COVID-19 second-leading cause of death globally in 2021; slashed life expectancy: Lancet study
The Hindu
COVID-19 became the second-leading cause of death globally in 2021, slashing life expectancy by 1.6 years.
COVID-19 (coronavirus) replaced stroke to become the second-leading cause of death globally in 2021, causing 94 deaths per one lakh population and slashing life expectancy by 1.6 years, an international research published in The Lancet journal has found.
“Disrupting more than three decades of consistent improvements in life expectancy and deaths, COVID-19 reversed this long-standing progress to emerge as “one of the most defining global health events of recent history,” researchers said.
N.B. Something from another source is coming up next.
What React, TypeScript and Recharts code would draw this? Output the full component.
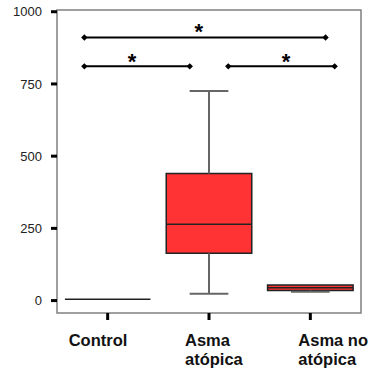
import { ComposedChart, XAxis, YAxis, Scatter, ReferenceArea, ReferenceLine } from "recharts";

const categories = ["Control", "Asma atópica", "Asma no atópica"];
const catPos = [1, 2, 3];
const whiskerMin = [5, 24, 31];
const q1 = [5, 164, 35];
const median = [5, 264, 44];
const q3 = [5, 440, 54];
const whiskerMax = [5, 726, 54];

const yTicks = [0, 250, 500, 750, 1000];

// significance brackets
const bracketY = [911, 811, 811];
const bracketFrom = [0.77, 0.77, 2.19];
const bracketTo = [3.15, 1.81, 3.24];
const starX = [1.9, 1.24, 2.76];
const starY = [950, 846, 846];

const FONT = "'Liberation Sans', Arial, sans-serif";
const BOX_HALF = 0.422;
const CAP_HALF = 0.191;

const diamonds = bracketY.flatMap((y, i) => [
  { x: bracketFrom[i], y },
  { x: bracketTo[i], y },
]);
const stars = starX.map((x, i) => ({ x, y: starY[i] }));

const labelLines = [["Control"], ["Asma", "atópica"], ["Asma no", "atópica"]];
const labelShift = [-39, -24, -12];

function CategoryTick(props: any) {
  const { x, y, payload } = props;
  const i = catPos.indexOf(payload.value);
  if (i < 0) return null;
  return (
    <text x={x + labelShift[i]} y={y + 24} fontFamily={FONT} fontSize={16.5} fontWeight="bold" fill="#111">
      {labelLines[i].map((l, k) => (
        <tspan key={k} x={x + labelShift[i]} dy={k === 0 ? 0 : 18.5}>
          {l}
        </tspan>
      ))}
    </text>
  );
}

function Diamond(props: any) {
  const { cx, cy } = props;
  return <polygon points={`${cx - 3.2},${cy} ${cx},${cy - 3.2} ${cx + 3.2},${cy} ${cx},${cy + 3.2}`} fill="#000" />;
}

function Star(props: any) {
  const { cx, cy } = props;
  return (
    <text x={cx} y={cy + 12.5} textAnchor="middle" fontFamily={FONT} fontSize={22} fontWeight="bold" fill="#000">
      *
    </text>
  );
}

export default function App() {
  return (
    <div style={{ position: "absolute", left: 0, top: 0, width: 372, height: 371 }}>
      <ComposedChart width={372} height={371} margin={{ top: 10, right: 11, left: 13, bottom: 0 }} style={{ overflow: "visible" }}>
        <XAxis
          dataKey="x"
          type="number"
          domain={[0.5, 3.5]}
          ticks={catPos}
          allowDataOverflow
          axisLine={false}
          tickSize={7}
          tickLine={{ stroke: "#000", strokeWidth: 3 }}
          tick={<CategoryTick />}
          height={58}
          interval={0}
        />
        <YAxis
          dataKey="y"
          type="number"
          domain={[-43, 1006]}
          ticks={yTicks}
          allowDataOverflow
          axisLine={false}
          tickSize={6}
          tickMargin={9}
          tickLine={{ stroke: "#000", strokeWidth: 3 }}
          tick={{ fontFamily: FONT, fontSize: 13, fill: "#222" }}
          width={44}
          interval={0}
        />
        <ReferenceArea x1={0.5} x2={3.5} y1={-43} y2={1006} fill="none" stroke="#808080" strokeWidth={1.5} />
        {catPos.map((c, i) =>
          whiskerMax[i] > q3[i] ? (
            <ReferenceLine key={`wu${i}`} segment={[{ x: c, y: q3[i] }, { x: c, y: whiskerMax[i] }]} stroke="#666" strokeWidth={2} />
          ) : null
        )}
        {catPos.map((c, i) =>
          whiskerMax[i] > q3[i] ? (
            <ReferenceLine key={`cu${i}`} segment={[{ x: c - CAP_HALF, y: whiskerMax[i] }, { x: c + CAP_HALF, y: whiskerMax[i] }]} stroke="#666" strokeWidth={2} />
          ) : null
        )}
        {catPos.map((c, i) =>
          whiskerMin[i] < q1[i] ? (
            <ReferenceLine key={`wl${i}`} segment={[{ x: c, y: whiskerMin[i] }, { x: c, y: q1[i] }]} stroke="#666" strokeWidth={2} />
          ) : null
        )}
        {catPos.map((c, i) =>
          whiskerMin[i] < q1[i] ? (
            <ReferenceLine key={`cl${i}`} segment={[{ x: c - CAP_HALF, y: whiskerMin[i] }, { x: c + CAP_HALF, y: whiskerMin[i] }]} stroke="#666" strokeWidth={2} />
          ) : null
        )}
        {catPos.map((c, i) =>
          q3[i] > q1[i] ? (
            <ReferenceArea key={`b${i}`} x1={c - BOX_HALF} x2={c + BOX_HALF} y1={q1[i]} y2={q3[i]} fill="#ff3333" fillOpacity={1} stroke="#222" strokeWidth={1.5} />
          ) : null
        )}
        {catPos.map((c, i) => (
          <ReferenceLine key={`m${i}`} segment={[{ x: c - BOX_HALF, y: median[i] }, { x: c + BOX_HALF, y: median[i] }]} stroke="#222" strokeWidth={1.5} />
        ))}
        {bracketY.map((y, i) => (
          <ReferenceLine key={`s${i}`} segment={[{ x: bracketFrom[i], y }, { x: bracketTo[i], y }]} stroke="#000" strokeWidth={2} />
        ))}
        <Scatter data={diamonds} shape={<Diamond />} isAnimationActive={false} />
        <Scatter data={stars} shape={<Star />} isAnimationActive={false} />
      </ComposedChart>
    </div>
  );
}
“In 2020, deaths around the world rose by 10.8% compared to 2019, and in 2021, they rose by 7.5% relative to 2020. Death rates too followed a similar trend, rising by 8.1% in 2020 and an additional 5.2% in 2021,” the study estimated.
“Globally, COVID-19 and related deaths were responsible for slashing life expectancy by 1.6 years between 2019 and 2021, even as reduced deaths from infections, stroke, and of newborns, among others, had helped steadily enhance life expectancy between 1990 and 2019,” the researchers found.
“India lost 1.9 years of life expectancy due to COVID-19, resulting in a net gain of 7.9 years of life expectancy between 1990 and 2021,” the study showed. "COVID-19 had a pronounced influence on the reduction in global life expectancy that occurred," the authors wrote.
The researchers forming the Global Burden of Disease (GBD) Causes of Death Collaborators estimated mortality and years of life lost from 288 causes of death across 204 countries and territories for every year from 1990 until 2021. Region-wise, death rates from COVID-19 were the highest in the sub-Saharan Africa.
“In Latin America and the Caribbean, it was at 271 per one lakh population and almost 200 deaths per one lakh population, respectively. The rate was the lowest in southeast Asia, east Asia, and Oceania at around 23 deaths per one lakh population,” the researchers estimated.